Akiva Eldar
Haaretz (Opinion)
October 10, 2011 - 12:00am

Did you know that Prime Minister Benjamin Netanyahu has just welcomed a diplomatic plan that posits the borders of June 4, 1967, as a basis for negotiations with the Palestinians, along with mutual and consensual territorial exchanges? Did you hear that Foreign Minister Avigdor Lieberman (Yisrael Beiteinu) welcomed the demand to freeze construction beyond the Green Line entirely, including in East Jerusalem? Were you told that Deputy Prime Minister Moshe Ya'alon (Likud) welcomes the demand for the immediate dismantling of all the outposts built in the past decade? Has anyone told you that Ministers Eli Yishai (Shas) and Daniel Hershkowitz (Habayit Hayehudi) have given their blessing to negotiations on the status of the holy places in our united capital?

And that's not all. All the leaders of the coalition, without exception, have just now informed the entire world, and the entire Jewish people of course, that they recognize the importance of the Arab peace initiative, which offers Israel normalization in return for withdrawal from all the territories, including the Golan Heights, and a fair and consensual solution of the refugee problem, on the basis of UN General Assembly Resolution 194.
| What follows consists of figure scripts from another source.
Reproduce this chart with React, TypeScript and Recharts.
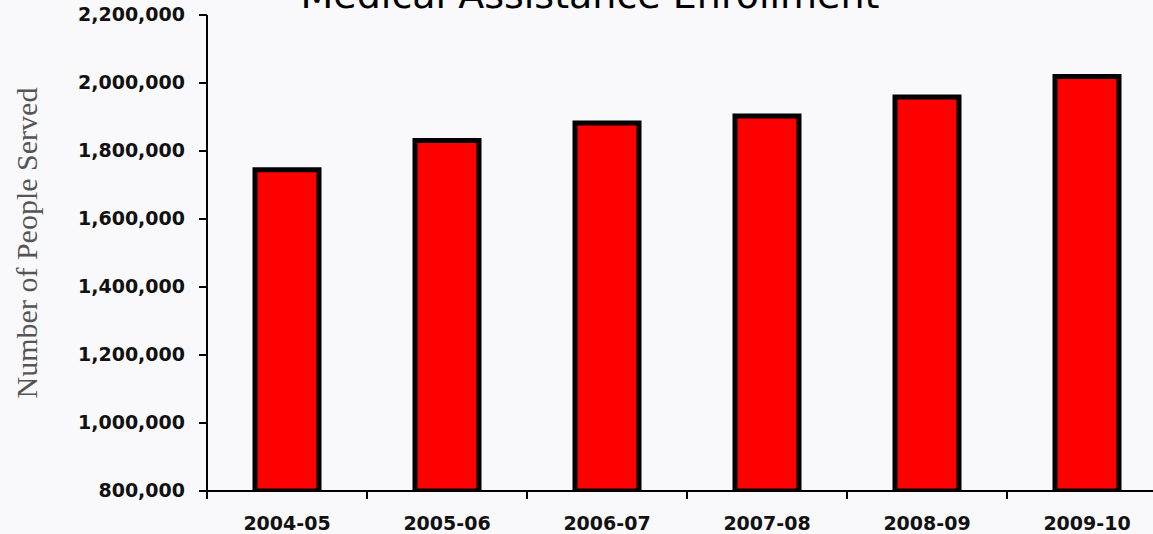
import { BarChart, Bar, XAxis, YAxis } from "recharts";

const years = ["2004-05", "2005-06", "2006-07", "2007-08", "2008-09", "2009-10"];
const served = [1745000, 1831000, 1882000, 1903000, 1959000, 2019000];
const yTicks = [800000, 1000000, 1200000, 1400000, 1600000, 1800000, 2000000, 2200000];
const bandEdges = [0, 1, 2, 3, 4, 5, 6];

const data = years.map((year, i) => ({ year, served: served[i], pos: i + 0.5 }));

const tickFont = "'DejaVu Sans', Verdana, sans-serif";

function fmt(n: number) {
  return n.toLocaleString("en-US");
}

function YTick(props: any) {
  const { x, y, payload } = props;
  return (
    <text x={x} y={y} dy={6} textAnchor="end" fontFamily={tickFont} fontWeight="bold" fontSize={19} fill="#111">
      {fmt(payload.value)}
    </text>
  );
}

function XTick(props: any) {
  const { x, y, payload } = props;
  return (
    <text x={x} y={y} dy={37} textAnchor="middle" fontFamily={tickFont} fontWeight="bold" fontSize={19} fill="#111">
      {payload.value}
    </text>
  );
}

export default function App() {
  return (
    <div
      style={{
        position: "fixed",
        left: 0,
        top: 0,
        width: 1153,
        height: 534,
        overflow: "hidden",
        background: "#f9f9fb",
      }}
    >
      <BarChart width={1170} height={534} data={data} margin={{ top: 15, right: 3, bottom: 0, left: 0 }}>
        <XAxis
          dataKey="year"
          height={1}
          tickLine={false}
          tickSize={0}
          tick={<XTick />}
          axisLine={{ stroke: "#000", strokeWidth: 2 }}
        />
        {/* band boundary ticks along the bottom */}
        <XAxis
          xAxisId="edges"
          type="number"
          dataKey="pos"
          domain={[0, 6]}
          ticks={bandEdges}
          height={42}
          tick={() => <g />}
          tickSize={7}
          tickLine={{ stroke: "#000", strokeWidth: 2 }}
          axisLine={false}
        />
        <YAxis
          width={207}
          domain={[800000, 2200000]}
          ticks={yTicks}
          allowDataOverflow
          tickSize={8}
          tickMargin={14}
          tick={<YTick />}
          tickLine={{ stroke: "#000", strokeWidth: 2 }}
          axisLine={{ stroke: "#000", strokeWidth: 2 }}
          label={{
            content: () => (
              <text
                transform="translate(37,243) rotate(-90)"
                textAnchor="middle"
                fontFamily="'Liberation Serif', 'Times New Roman', serif"
                fontSize={30}
                fill="#555"
              >
                Number of People Served
              </text>
            ),
          }}
        />
        <Bar dataKey="served" fill="#ff0000" stroke="#000" strokeWidth={5} barSize={64} isAnimationActive={false} />
      </BarChart>
      <svg
        width={1153}
        height={534}
        style={{ position: "absolute", left: 0, top: 0, pointerEvents: "none" }}
      >
        <text x={590} y={8} textAnchor="middle" fontFamily={tickFont} fontSize={38} fill="#000">
          Medical Assistance Enrollment
        </text>
      </svg>
    </div>
  );
}
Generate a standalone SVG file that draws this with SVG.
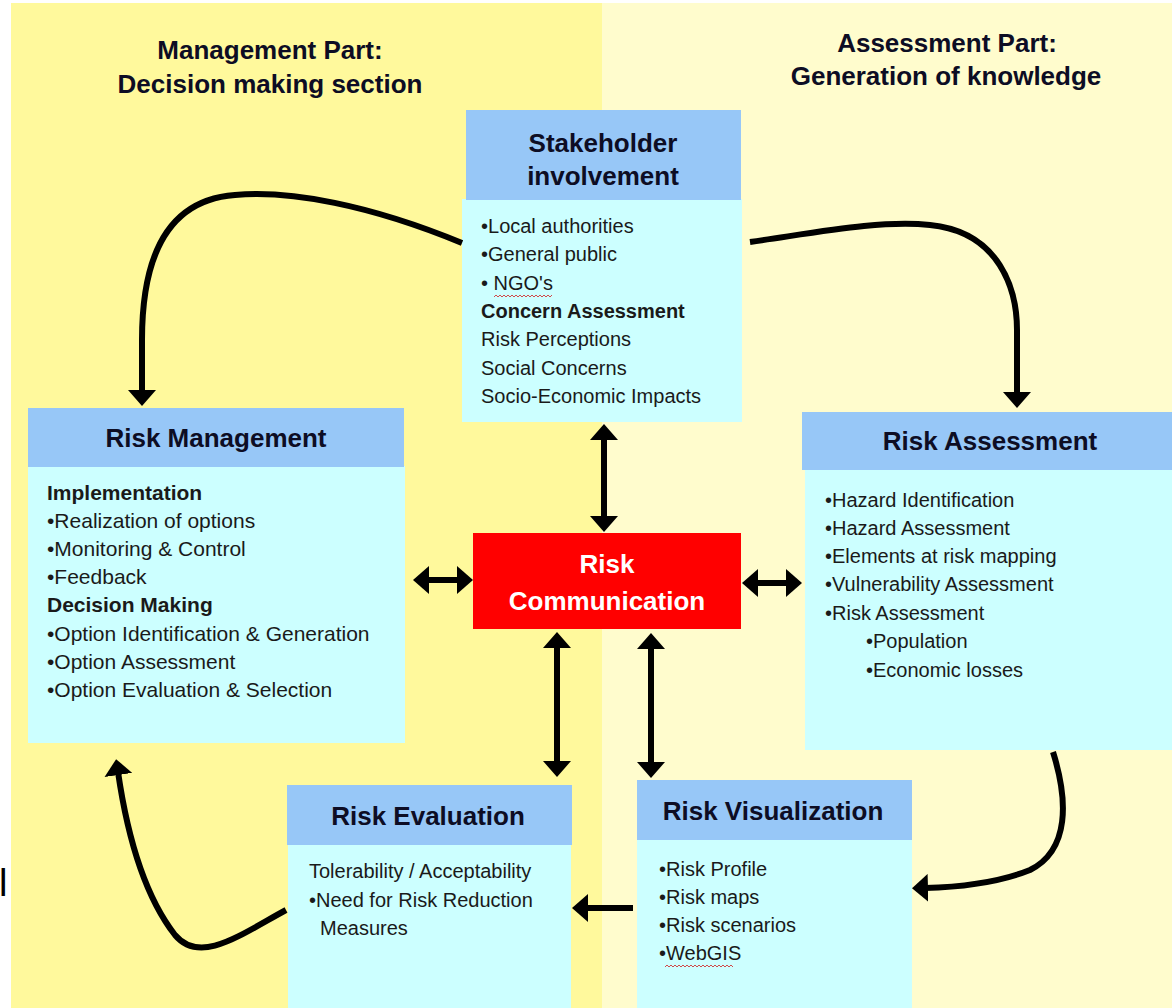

No, this is not the end-of-days vision of a delusionary defeatist. The exciting news is taken from the Israeli government website and from the official declaration of the Quartet from September 23. The website says that "Israel welcomes the call by the international Quartet to conduct preliminary, unconditional and direct negotiations with the Palestinian Authority," and that it will raise its reservations during the course of the negotiations.

Let us examine what was said in that "call" that Israel "welcomed." Such an examination is apparently essential, since even Prof. Shlomo Avineri failed to get to the bottom of the "welcome" for the Quartet's declaration. Otherwise, he would not have presented the Quartet's plan as a "diplomatic achievement for Israel," which exposes the Palestinians as the "recalcitrant party" ("No realistic chance of permanent Middle East peace" - Haaretz, October 5 ).

The Quartet's declaration does indeed call on the parties to renew negotiations without preconditions - without preconditions, but with clear sources of authority, based on a series of declarations, decisions and international agreements. First, it says there that the Quartet ratifies its decision of May 20 this year, which includes clear support of the vision of peace presented by U.S. President Barack Obama. This is the decision that adopted Obama's May 19 speech, in which he called for the renewal of negotiations on the basis of the 1967 borders, with mutual and consensual territorial swaps.

Later, the Quartet's "welcomed" announcement says that the international foursome confirms its determination to reach an overall solution to the Arab-Israeli conflict, based on a series of UN Security Council resolutions. One of them - Resolution 1515 of November 2003 - adopted (and not only "welcomed") the Road Map peace plan.

We can assume that MK Benny Begin (Likud), who makes sure to read and warn about every dubious word in the speeches of Palestinian President Mahmoud Abbas, reminded his friends in the so-called forum of eight senior ministers that in the Road Map, Israel promised to freeze the settlements entirely, to dismantle the outposts, and to reopen the Palestinian institutions in East Jerusalem - and all this on the way to an agreement that will end the occupation that began in 1967 and realize the two-state vision.

We are therefore left with the question: Who are they fooling? Coalition chairman Ze'ev Elkin, who declared that Jordan is Palestine, and MK Danny Danon (Likud), who declared that there is no room for two states between the sea and the Jordan? Or perhaps they are misleading U.S. Secretary of State Hillary Clinton and European Union foreign policy chief Catherine Ashton, who signed the Quartet's declaration?

If the members of the forum of eight have undergone a dramatic ideological upheaval, is it possible that they didn't tell the Knesset or, unfortunately, the government plenum? Perhaps they relied on the fact that the Palestinians would do the dirty work for them and reject the outline on the threshold of the negotiating room. After all, there are people who have already decided that the story is over and are accusing the Palestinians of causing the plan to fail.

Fortunately, Abbas announced to the European Council last Thursday the "positive stance" of the Palestinians regarding the Quartet's announcement. We can only hope that the Quartet will finally force Netanyahu to put his cards on the table.